For those of you keeping score, yes, this is the highest-rated film to date on the completely arbitrary Helmling-scale. There is, in fact, only one sci-fi franchise I would give more points to…
I’ve got to acknowledge all the great lines in this movie…
- Game over, man!
- Maybe you haven’t been keeping up on current events, pal, but we just got our asses kicked!
- They mostly come at night…mostly.
- Why don’t you put her in charge?
- When Hicks calls the dropship to pick them up after their disastrous first encounter with the aliens, they’re planning on loading up and flying straight to the Sulaco, right? Because, if so, they’re kind of leaving Bishop behind at the colony.
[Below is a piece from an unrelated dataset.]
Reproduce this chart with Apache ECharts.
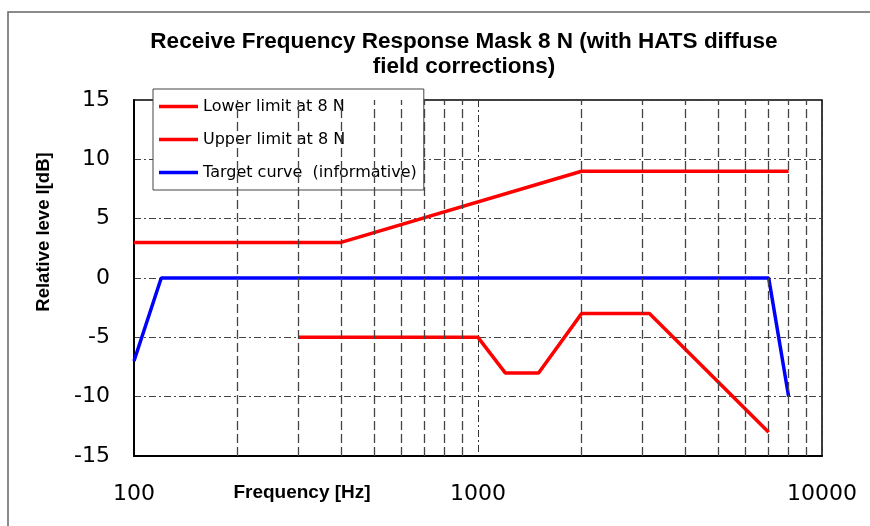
<!DOCTYPE html>
<html>
<head>
<meta charset="utf-8">
<script src="https://cdn.jsdelivr.net/npm/echarts@6/dist/echarts.min.js"></script>
<style>
  html, body { margin: 0; padding: 0; background: #fff; }
  #chart { width: 870px; height: 526px; }
</style>
</head>
<body>
<div id="chart"></div>
<script>
// 頻率與位準資料
const lowerFreq = [300, 1000, 1200, 1500, 2000, 3150, 7000];
const lowerLevel = [-5, -5, -8, -8, -3, -3, -13];
const upperFreq = [100, 400, 2000, 8000];
const upperLevel = [3, 3, 9, 9];
const targetFreq = [100, 120, 7000, 8000];
const targetLevel = [-7, 0, 0, -10];
const minorGridFreq = [200, 300, 400, 500, 600, 700, 800, 900,
    2000, 3000, 4000, 5000, 6000, 7000, 8000, 9000];
const seriesNames = ['Lower limit at 8 N', 'Upper limit at 8 N', 'Target curve  (informative)'];

function pairs(xs, ys) {
    return xs.map((x, i) => [x, ys[i]]);
}

document.addEventListener('DOMContentLoaded', function () {
    initChart();
});

function initChart() {
    const chart = echarts.init(document.getElementById('chart'));
    const labelFont = 'DejaVu Sans';
    const boldFont = 'Liberation Sans';

    const option = {
        animation: false,
        title: {
            text: 'Receive Frequency Response Mask 8 N (with HATS diffuse\nfield corrections)',
            left: 459,
            top: 24,
            textAlign: 'center',
            textStyle: {
                fontFamily: boldFont,
                fontWeight: 'bold',
                fontSize: 22.5,
                lineHeight: 25,
                color: '#000'
            }
        },
        legend: {
            data: seriesNames,
            orient: 'vertical',
            left: 153,
            top: 89,
            padding: [8, 7, 8, 6],
            icon: 'rect',
            itemWidth: 39,
            itemHeight: 3.5,
            itemGap: 14,
            backgroundColor: '#fff',
            borderColor: '#444',
            borderWidth: 1,
            textStyle: {
                fontFamily: labelFont,
                fontSize: 16,
                lineHeight: 19,
                color: '#000'
            }
        },
        graphic: [
            {
                type: 'rect',
                shape: { x: 8, y: 12, width: 900, height: 600 },
                style: { fill: 'none', stroke: '#666', lineWidth: 1.5 },
                silent: true
            },
            {
                type: 'text',
                x: 44,
                y: 232,
                rotation: Math.PI / 2,
                style: {
                    text: 'Relative leve l[dB]',
                    fontFamily: boldFont,
                    fontWeight: 'bold',
                    fontSize: 18.5,
                    fill: '#000',
                    textAlign: 'center',
                    textVerticalAlign: 'middle'
                }
            },
            {
                type: 'text',
                x: 302,
                y: 493,
                style: {
                    text: 'Frequency [Hz]',
                    fontFamily: boldFont,
                    fontWeight: 'bold',
                    fontSize: 19,
                    fill: '#000',
                    textAlign: 'center',
                    textVerticalAlign: 'middle'
                }
            }
        ],
        grid: {
            left: 134,
            right: 48,
            top: 100,
            bottom: 70,
            show: true,
            borderColor: '#000',
            borderWidth: 1.5,
            backgroundColor: 'transparent'
        },
        xAxis: {
            type: 'log',
            logBase: 10,
            min: 100,
            max: 10000,
            axisLine: { show: true, onZero: false, lineStyle: { color: '#000', width: 2 } },
            axisTick: { show: false },
            axisLabel: {
                margin: 27,
                fontFamily: labelFont,
                fontSize: 22,
                color: '#000',
                showMinLabel: true,
                showMaxLabel: true,
                formatter: v => String(Math.round(v))
            },
            splitLine: {
                show: true,
                lineStyle: { color: '#333', width: 1, type: [7, 3, 2, 3] }
            }
        },
        yAxis: {
            type: 'value',
            min: -15,
            max: 15,
            interval: 5,
            axisLine: { show: true, lineStyle: { color: '#000', width: 2 } },
            axisTick: { show: false },
            axisLabel: {
                margin: 24,
                fontFamily: labelFont,
                fontSize: 22,
                color: '#000'
            },
            splitLine: {
                show: true,
                lineStyle: { color: '#444', width: 1, type: [7, 3, 2, 3] }
            }
        },
        series: [
            {
                name: 'minor grid',
                type: 'line',
                data: [],
                z: 1,
                silent: true,
                markLine: {
                    silent: true,
                    symbol: 'none',
                    label: { show: false },
                    lineStyle: { color: '#444', width: 1.3, type: [9, 4] },
                    data: minorGridFreq.map(f => ({ xAxis: f }))
                }
            },
            {
                name: seriesNames[0],
                type: 'line',
                data: pairs(lowerFreq, lowerLevel),
                symbol: 'none',
                z: 3,
                color: '#ff0000',
                lineStyle: { color: '#ff0000', width: 3.5 }
            },
            {
                name: seriesNames[1],
                type: 'line',
                data: pairs(upperFreq, upperLevel),
                symbol: 'none',
                z: 3,
                color: '#ff0000',
                lineStyle: { color: '#ff0000', width: 3.5 }
            },
            {
                name: seriesNames[2],
                type: 'line',
                data: pairs(targetFreq, targetLevel),
                symbol: 'none',
                z: 3,
                color: '#0000ff',
                lineStyle: { color: '#0000ff', width: 3.5 }
            }
        ]
    };

    chart.setOption(option);
}
</script>
</body>
</html>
Isn’t he also “an expensive piece of hardware?” Should they just leave him behind?
- The one really obvious glitch in the special effects that hasn’t been excised on the current Blu-Ray (other than the limitations created by the blue screens of the day) was the scene where Bishop shows off with the knife. Obviously the film was sped up to make it look like Lance Henrikson’s hand was moving faster than possible. When this happens, though, Al Mathews doesn’t slow down his nodding enough and it looks like his head is about to pop off his neck.
- The aliens are supposed to be smart, but it seems like the queen isn’t that great at math. We know the colony has only 157 potential hosts for the aliens, which means the queen has a total complement of 156 alien drones. We see (in the extended version) quite a few of them get blasted by the sentry robots to the tune of 990 rounds of ammunition spent, and later when they storm the command center via the ceiling crawlspace, several more die as Hudson and Vasquez spray the room with armor piercing rounds and grenades. In fact, when Ripley gets to the hive, there are hardly any aliens left there. Seems like grabbing this handful of hosts was a Pyrrhic victory for her majesty.